The Greens would come in third and Rodney Hide would slip into Epsom to allow a handful of his colleagues to get through.
The Maori Party would come through with possibly three MPs, followed by Harawira and Peter Dunne holding their seats.
The only question was whether John Key's National Party was going to be able to rule alone.
The cliche that a week is a long time in politics is a cliche because it's true. The political landscape has been energised with a new party of the left led by Harawira and a revitalised party of the right under Brash.
The contrast couldn't be wider. There was effectively a right-wing corporate takeover of Act by a moneyed cartel. It's breathtakingly cynical that three MPs, who all owe their parliamentary seats to Rodney Hide, ended his career by supporting a 70-year-old non-MP. As a consequence, someone not in Parliament will tell the Prime Minister who will be in his Cabinet. The people in Epsom who elected Hide as their electorate MP are hapless bystanders.
In contrast, Harawira last Saturday launched a new party and sought a mandate from his constituents. The twittering press hacks who wrote breathlessly about Brash's coup went into fits of faux outrage over the cost of a Tai Tokerau byelection.
I'd be more sympathetic if they managed the same outburst as guardians of the public purse when Helen Clark and Winnie Laban dumped their electorates, forcing byelections, because they got better job offers elsewhere.
In Mt Albert we had various parties' list MPs (Melissa Lee, John Boscawen and Russel Norman - none of whom were locals) running for the job, all the while collecting salaries and parliamentary perks during the campaign with help from assorted taxpayer-funded staff.

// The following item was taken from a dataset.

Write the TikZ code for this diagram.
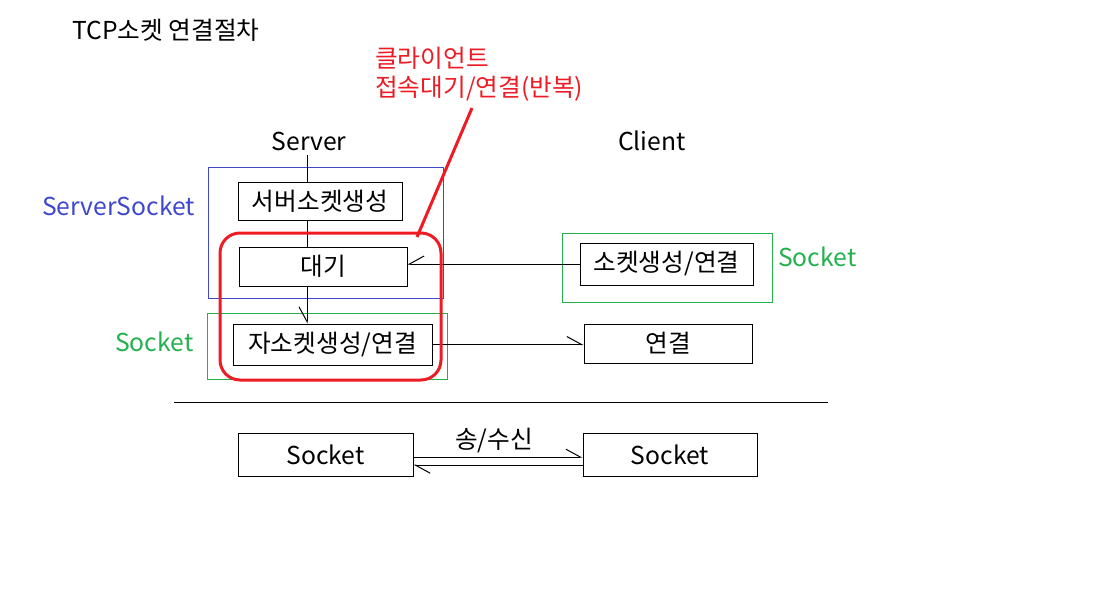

The argument that there is only seven months until the election is phony. The bigger parties set the rule that any MP who left their party should seek a new mandate up to six months from the election day. The voters of Te Atatu would have liked a by-election when Chris Carter was pushed out of his party.
In fact it seems outrageous to me as a citizen that deposed Act leader Hide does not go back to the voters of Epsom for a new mandate. Hide should either run as an independent or accept his ousting and allow Act to stand either Brash or John Banks.
Instead, a sordid little deal has been done in which Hide agrees to go quietly on the basis he keeps his baubles and rank of Cabinet minister for the rest of the year. Principled politics? I don't think so.
There are clear personal agendas by some Press Gallery hacks in Wellington to demonise Harawira. However, the real reason for the different slants on Harawira and Brash is that most political journalists are creatures of the system and have no idea of politics outside of Parliament. They are threatened by any change to their cosy relationship with current parliamentary press officers, from whom they get their stories.
Whether we agree with them or not, Harawira and Brash offer clear visions of the future. National and Labour are so grey it's hard to tell the difference between them.
The Act and Mana parties will excite the electorate in a way we have not seen since the 1980s. It would be helpful if the mainstream media and the other parties catch up with what is happening.